How’s the economy doing?” is a question people tend to ask me in almost every gathering I’m in, as if I would be a better judge of it. When they do, I’m pretty sure they have their own answer borne out of direct experience.
The real question ought to be how Filipinos in general are doing, and whether they feel better or worse off than, say, a year or five years ago. And so, when people ask me how the economy is doing, I feel like throwing the question back to them.
Many years ago, I coined the “PiTiK” test—capturing presyo (prices), trabaho (jobs), and kita (incomes), hence P-T-K—as an apt gauge for how well the economy is doing. These three, after all, are the indicators that directly impact on every Filipino’s life and welfare.
I have since consistently used PiTiK as my quick but reliable test of the health of our economy, much like the way people test the ripeness of fruit in the market with a pitik, or flick of a finger. Government statisticians routinely report the relevant data: monthly for prices (inflation rate and consumer price index), and quarterly for jobs (Labor Force Survey) and incomes (GDP and the rest of the national income accounts).
So how have we done lately on the PiTiK test? Not too long ago, it had been good news on all three fronts. But we all know that the “P” part has been not-so-good news lately, with the inflation rate reaching
7-year highs. Still, trabaho and kita have remained good news from an overall perspective, and two out of three is still good. Let’s examine the data more closely.
The May inflation data were released earlier this week, and the year-on-year (i.e., May 2018 over May 2017) overall inflation rate was at 4.6 percent, the highest we’ve seen since November 2011. Pulling it up were alcoholic beverages and tobacco, which rose 20.5 percent from a year ago, transport (6.2 percent), and food and non-alcoholic beverages (5.7 percent).
Overall prices in the National Capital Region (NCR) or Metro Manila rose slightly faster (4.9 percent) than in the countryside (4.6 percent), although food prices in the latter rose faster (5.9 percent against 5.1 percent in NCR). These imply that inflation has lately hurt the poor more, as their budgets are dominated by food and they are much more numerous in the countryside.
Mitigating measures targeted for the poor are thus crucial, especially given our already high prevalence of malnutrition. The measure that would make the most difference is changing the way we try to protect our two million rice farmers, from tightly controlled rice imports—which have long burdened our 22 million poor with unduly high rice prices—to calibrated protective tariffs on freer rice trade (aka rice tariffication).
Only Congress stands in the way of this change, though it’s on the verge of finally enacting it. The good news is that month-on-month inflation has actually slowed down since January, and was actually zero in May, telling us that prices are actually stabilizing in real time.

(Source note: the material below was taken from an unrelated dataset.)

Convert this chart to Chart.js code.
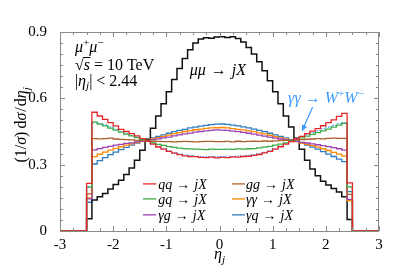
<!DOCTYPE html>
<html>
<head>
<meta charset="utf-8">
<script src="https://cdn.jsdelivr.net/npm/chart.js@4/dist/chart.umd.min.js"></script>
<style>
	body { margin: 0; background: #fff; }
	canvas { display: block; }
</style>
</head>
<body>
<canvas id="eta-chart" width="399" height="266"></canvas>
<script>
// histogram bins: 50 bins of width 0.1 from -2.5 to 2.5
const binStart = -2.5;
const binWidth = 0.1;
const xTicks = [-3, -2, -1, 0, 1, 2, 3];
const yTicks = [0, 0.3, 0.6, 0.9];

const muMu = [
	0.055, 0.14, 0.155, 0.17, 0.19, 0.21, 0.23, 0.255, 0.285, 0.32,
	0.365, 0.415, 0.465, 0.52, 0.575, 0.63, 0.685, 0.735, 0.78, 0.82,
	0.85, 0.868, 0.874, 0.872, 0.877, 0.878, 0.875, 0.879, 0.871, 0.855,
	0.83, 0.8, 0.765, 0.725, 0.68, 0.63, 0.575, 0.52, 0.47, 0.42,
	0.37, 0.32, 0.28, 0.25, 0.225, 0.208, 0.192, 0.176, 0.155, 0.052,
];
const qq = [
	0.215, 0.537, 0.52, 0.505, 0.49, 0.475, 0.46, 0.45, 0.44, 0.43,
	0.418, 0.405, 0.393, 0.38, 0.37, 0.36, 0.352, 0.345, 0.34, 0.337,
	0.336, 0.333, 0.332, 0.334, 0.331, 0.333, 0.332, 0.335, 0.334, 0.337,
	0.338, 0.342, 0.346, 0.353, 0.36, 0.37, 0.381, 0.393, 0.404, 0.416,
	0.428, 0.44, 0.452, 0.463, 0.476, 0.49, 0.503, 0.518, 0.532, 0.218,
];
const gq = [
	0.198, 0.492, 0.483, 0.475, 0.465, 0.456, 0.447, 0.438, 0.43, 0.422,
	0.413, 0.405, 0.398, 0.392, 0.387, 0.382, 0.378, 0.375, 0.373, 0.371,
	0.37, 0.369, 0.368, 0.37, 0.369, 0.369, 0.37, 0.369, 0.371, 0.37,
	0.372, 0.373, 0.376, 0.379, 0.383, 0.388, 0.393, 0.399, 0.406, 0.413,
	0.421, 0.429, 0.437, 0.445, 0.453, 0.461, 0.47, 0.479, 0.487, 0.2,
];
const gg = [
	0.168, 0.418, 0.417, 0.418, 0.42, 0.416, 0.414, 0.413, 0.412, 0.41,
	0.409, 0.407, 0.406, 0.405, 0.404, 0.404, 0.403, 0.404, 0.405, 0.404,
	0.403, 0.404, 0.405, 0.405, 0.404, 0.404, 0.405, 0.403, 0.406, 0.404,
	0.405, 0.406, 0.405, 0.407, 0.406, 0.408, 0.409, 0.41, 0.411, 0.412,
	0.413, 0.415, 0.416, 0.418, 0.417, 0.419, 0.42, 0.419, 0.419, 0.166,
];
const gammaG = [
	0.145, 0.367, 0.373, 0.378, 0.383, 0.388, 0.392, 0.396, 0.399, 0.403,
	0.406, 0.409, 0.413, 0.417, 0.421, 0.425, 0.43, 0.435, 0.439, 0.443,
	0.447, 0.45, 0.453, 0.455, 0.457, 0.456, 0.455, 0.452, 0.449, 0.446,
	0.442, 0.438, 0.434, 0.429, 0.425, 0.42, 0.416, 0.412, 0.408, 0.405,
	0.401, 0.398, 0.394, 0.39, 0.386, 0.382, 0.377, 0.372, 0.366, 0.143,
];
const gammaGamma = [
	0.15, 0.336, 0.347, 0.357, 0.366, 0.374, 0.381, 0.388, 0.394, 0.4,
	0.405, 0.41, 0.416, 0.422, 0.428, 0.434, 0.44, 0.445, 0.45, 0.454,
	0.458, 0.461, 0.464, 0.466, 0.467, 0.468, 0.466, 0.463, 0.46, 0.457,
	0.453, 0.449, 0.444, 0.439, 0.433, 0.427, 0.421, 0.415, 0.409, 0.404,
	0.398, 0.392, 0.386, 0.379, 0.372, 0.364, 0.356, 0.348, 0.339, 0.137,
];
const gammaQ = [
	0.13, 0.303, 0.318, 0.332, 0.345, 0.357, 0.368, 0.378, 0.388, 0.397,
	0.405, 0.413, 0.421, 0.428, 0.435, 0.442, 0.449, 0.455, 0.46, 0.466,
	0.47, 0.474, 0.478, 0.481, 0.483, 0.484, 0.482, 0.479, 0.475, 0.471,
	0.466, 0.461, 0.455, 0.449, 0.442, 0.435, 0.428, 0.421, 0.413, 0.405,
	0.397, 0.388, 0.379, 0.37, 0.359, 0.348, 0.337, 0.325, 0.314, 0.178,
];
const gammaGammaWW = [
	0.2, 0.49, 0.487, 0.48, 0.47, 0.46, 0.45, 0.44, 0.432, 0.425,
	0.416, 0.407, 0.395, 0.383, 0.372, 0.362, 0.355, 0.348, 0.343, 0.34,
	0.338, 0.337, 0.336, 0.337, 0.336, 0.336, 0.338, 0.337, 0.339, 0.34,
	0.342, 0.345, 0.35, 0.356, 0.363, 0.373, 0.384, 0.396, 0.408, 0.418,
	0.427, 0.436, 0.445, 0.454, 0.462, 0.47, 0.478, 0.485, 0.49, 0.2,
];

const colors = {
	black: "#111111",
	red: "#e8262b",
	green: "#3cae45",
	brown: "#b0602c",
	purple: "#9b42b2",
	orange: "#ff8800",
	blue: "#2e7dc0",
	lightBlue: "#3d9bff",
	frame: "#8a8a8a",
};

const serif = '"Liberation Serif", "DejaVu Serif", serif';

// histogram as stepped line: value held from left bin edge until next edge
const toSteps = vals => {
	const pts = [{ x: -3, y: 0 }];
	vals.forEach((v, i) => pts.push({ x: +(binStart + i * binWidth).toFixed(2), y: v }));
	pts.push({ x: 2.5, y: 0 }, { x: 3, y: 0 });
	return pts;
};

const histSet = (vals, color, width, dash) => ({
	data: toSteps(vals),
	borderColor: color,
	borderWidth: width,
	borderDash: dash || [],
	stepped: true,
	pointRadius: 0,
	fill: false,
	borderJoinStyle: "miter",
	borderCapStyle: "butt",
});

// draws a run of text pieces, returns its width
const richText = (ctx, x, y, parts, size, draw = true) => {
	let cx = x;
	for (const p of parts) {
		if (p.gap) { cx += p.gap; continue; }
		const s = p.sup || p.sub ? size * 0.7 : size;
		ctx.font = `${p.i ? "italic " : ""}${s}px ${serif}`;
		const dy = p.sup ? -size * 0.4 : p.sub ? size * 0.22 : 0;
		if (draw) ctx.fillText(p.t, cx, y + dy);
		cx += ctx.measureText(p.t).width;
	}
	return cx - x;
};

const legendRows = [
	{ col: 0, row: 0, color: colors.red, parts: [{ t: "qq", i: 1 }] },
	{ col: 0, row: 1, color: colors.green, parts: [{ t: "gq", i: 1 }] },
	{ col: 0, row: 2, color: colors.purple, parts: [{ t: "γg", i: 1 }] },
	{ col: 1, row: 0, color: colors.brown, parts: [{ t: "gg", i: 1 }] },
	{ col: 1, row: 1, color: colors.orange, parts: [{ t: "γγ", i: 1 }] },
	{ col: 1, row: 2, color: colors.blue, parts: [{ t: "γq", i: 1 }] },
];

const framePlugin = {
	id: "frame",
	afterDatasetsDraw(chart) {
		const { ctx, chartArea: a, scales: { x, y } } = chart;
		ctx.save();
		ctx.strokeStyle = colors.frame;
		ctx.lineWidth = 1;
		ctx.strokeRect(Math.round(a.left) + 0.5, Math.round(a.top) + 0.5,
			Math.round(a.right - a.left) - 1, Math.round(a.bottom - a.top));
		ctx.beginPath();
		for (let i = 0; i <= 24; i++) {
			const v = -3 + i * 0.25;
			const px = Math.round(x.getPixelForValue(v)) + 0.5;
			const len = i % 4 === 0 ? 5 : 3;
			ctx.moveTo(px, a.bottom); ctx.lineTo(px, a.bottom - len);
			ctx.moveTo(px, a.top); ctx.lineTo(px, a.top + len);
		}
		for (let i = 0; i <= 18; i++) {
			const v = i * 0.05;
			const py = Math.round(y.getPixelForValue(v)) + 0.5;
			const len = i % 6 === 0 ? 5 : 3;
			ctx.moveTo(a.left, py); ctx.lineTo(a.left + len, py);
			ctx.moveTo(a.right, py); ctx.lineTo(a.right - len, py);
		}
		ctx.stroke();

		// text inside the plot
		ctx.fillStyle = "#000";
		ctx.textBaseline = "alphabetic";
		ctx.textAlign = "left";
		const tx = x.getPixelForValue(-2.72);
		richText(ctx, tx, y.getPixelForValue(0.81),
			[{ t: "μ", i: 1 }, { t: "+", sup: 1 }, { t: "μ", i: 1 }, { t: "−", sup: 1 }], 16);
		const rootY = y.getPixelForValue(0.728);
		let w = richText(ctx, tx, rootY, [{ t: "√" }], 16);
		const sW = richText(ctx, tx + w, rootY, [{ t: "s", i: 1 }], 16);
		ctx.beginPath();
		ctx.moveTo(tx + w - 0.5, rootY - 12.5); ctx.lineTo(tx + w + sW + 0.5, rootY - 12.5);
		ctx.strokeStyle = "#000"; ctx.stroke();
		richText(ctx, tx + w + sW, rootY,
			[{ gap: 4 }, { t: "=" }, { gap: 4 }, { t: "10" }, { gap: 4 }, { t: "TeV" }], 16);
		richText(ctx, tx, y.getPixelForValue(0.656),
			[{ t: "|" }, { t: "η", i: 1 }, { t: "j", i: 1, sub: 1 }, { t: "|" }, { gap: 4 },
				{ t: "<" }, { gap: 4 }, { t: "2.44" }], 16);

		richText(ctx, x.getPixelForValue(-0.56), y.getPixelForValue(0.706),
			[{ t: "μμ", i: 1 }, { gap: 5 }, { t: "→" }, { gap: 5 }, { t: "jX", i: 1 }], 16);

		ctx.fillStyle = colors.lightBlue;
		richText(ctx, x.getPixelForValue(1.29), y.getPixelForValue(0.579),
			[{ t: "γγ", i: 1 }, { gap: 4 }, { t: "→" }, { gap: 4 }, { t: "W", i: 1 }, { t: "+", sup: 1 },
				{ t: "W", i: 1 }, { t: "−", sup: 1 }], 16);
		// arrow to the dotted curve
		const ax0 = x.getPixelForValue(1.75), ay0 = y.getPixelForValue(0.56);
		const ax1 = x.getPixelForValue(1.55), ay1 = y.getPixelForValue(0.45);
		const ang = Math.atan2(ay1 - ay0, ax1 - ax0);
		ctx.strokeStyle = colors.lightBlue;
		ctx.lineWidth = 1.2;
		ctx.beginPath();
		ctx.moveTo(ax0, ay0); ctx.lineTo(ax1 - 4 * Math.cos(ang), ay1 - 4 * Math.sin(ang));
		ctx.stroke();
		ctx.beginPath();
		ctx.moveTo(ax1, ay1);
		ctx.lineTo(ax1 - 7 * Math.cos(ang - 0.4), ay1 - 7 * Math.sin(ang - 0.4));
		ctx.lineTo(ax1 - 7 * Math.cos(ang + 0.4), ay1 - 7 * Math.sin(ang + 0.4));
		ctx.closePath();
		ctx.fill();

		// legend
		const colX = [[-1.44, -1.19, -1.15], [0.235, 0.48, 0.5]];
		const rowY = [0.213, 0.145, 0.073];
		legendRows.forEach(r => {
			const [l0, l1, t0] = colX[r.col];
			const py = y.getPixelForValue(rowY[r.row]);
			ctx.strokeStyle = r.color;
			ctx.lineWidth = 1.3;
			ctx.beginPath();
			ctx.moveTo(x.getPixelForValue(l0), py); ctx.lineTo(x.getPixelForValue(l1), py);
			ctx.stroke();
			ctx.fillStyle = "#000";
			richText(ctx, x.getPixelForValue(t0), py + 5,
				[...r.parts, { gap: 4 }, { t: "→" }, { gap: 4 }, { t: "jX", i: 1 }], 14);
		});

		// axis titles
		const xt = [{ t: "η", i: 1 }, { t: "j", i: 1, sub: 1 }];
		const xw = richText(ctx, 0, 0, xt, 16, false);
		richText(ctx, x.getPixelForValue(0) - xw / 2, a.bottom + 28, xt, 16);

		const yt = [{ t: "(1/" }, { t: "σ", i: 1 }, { t: ")" }, { gap: 3 }, { t: "d" }, { t: "σ", i: 1 },
			{ gap: 1 }, { t: "/" }, { gap: 1 }, { t: "d" }, { t: "η", i: 1 }, { t: "j", i: 1, sub: 1 }];
		const yw = richText(ctx, 0, 0, yt, 16, false);
		ctx.translate(a.left - 34, y.getPixelForValue(0.48));
		ctx.rotate(-Math.PI / 2);
		richText(ctx, -yw / 2, 0, yt, 16);
		ctx.restore();
	},
};

const getChart = () => {
	const ctx = document.getElementById("eta-chart");
	new Chart(ctx, {
		type: "line",
		data: {
			datasets: [
				histSet(qq, colors.red, 1.3),
				histSet(gq, colors.green, 1.3),
				histSet(gg, colors.brown, 1.3),
				histSet(gammaG, colors.purple, 1.3),
				histSet(gammaGamma, colors.orange, 1.3),
				histSet(gammaGammaWW, colors.lightBlue, 1.2, [1.5, 1.5]),
				histSet(muMu, colors.black, 1.5),
				histSet(gammaQ, colors.blue, 1.3),
			],
		},
		options: {
			responsive: false,
			animation: false,
			layout: { padding: { top: 32, right: 20, left: 0, bottom: 0 } },
			plugins: {
				legend: { display: false },
				tooltip: { enabled: false },
			},
			scales: {
				x: {
					type: "linear",
					min: -3,
					max: 3,
					afterBuildTicks: s => { s.ticks = xTicks.map(v => ({ value: v })); },
					ticks: { color: "#000", font: { family: serif, size: 15 }, padding: -3, maxRotation: 0 },
					grid: { display: false },
					border: { display: false },
					afterFit: s => { s.height = 35; },
				},
				y: {
					min: 0,
					max: 0.9,
					afterBuildTicks: s => { s.ticks = yTicks.map(v => ({ value: v })); },
					ticks: { color: "#000", font: { family: serif, size: 15 }, padding: 5 },
					grid: { display: false },
					border: { display: false },
					afterFit: s => { s.width = 60; },
				},
			},
		},
		plugins: [framePlugin],
	});
};

getChart();
</script>
</body>
</html>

On the jobs front, the newest data are also just out, and unemployment has gone down to 5.5 percent from last year’s 5.7 percent. This good news is tempered by the nearly half a million increase in the underemployed, even as 83,000 new jobs were created over the past year.

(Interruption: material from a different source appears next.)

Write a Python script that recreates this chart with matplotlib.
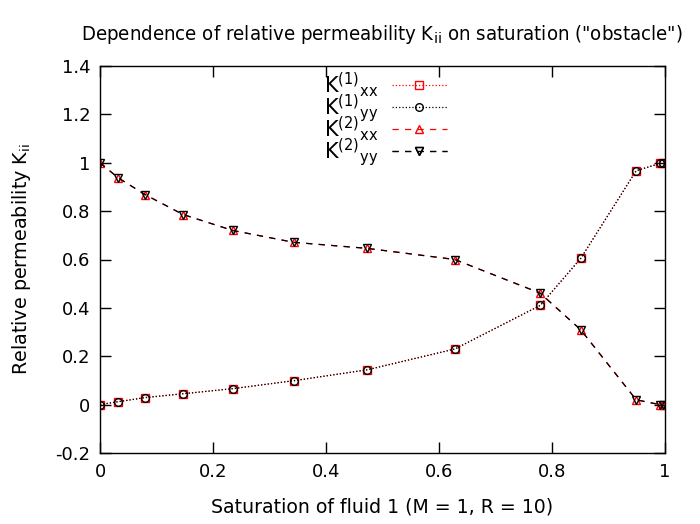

Still, I have been noting a general improvement in quality of jobs, reflected in growing proportions of wage and salary workers (now 63 percent of all workers, from barely half 10 years ago), and in the self-employed who employ others (i.e., entrepreneurs in small businesses).
On kita, overall income as measured by GDP has sustained its annual growth rate of 6-7 percent, still among the fastest in Asia and the world. Falling unemployment and significantly reduced poverty incidence, based both on official data and on the regular Social Weather Stations data on self-rated poverty, suggest that such income growth is permeating more widely—that is, the rich no longer corner income growth as dominantly as they did in past years.
Our most urgent challenge, then, is to arrest the hysteria and domino effect of misplaced and exaggerated inflation expectations. On this, we can be our own worst enemies.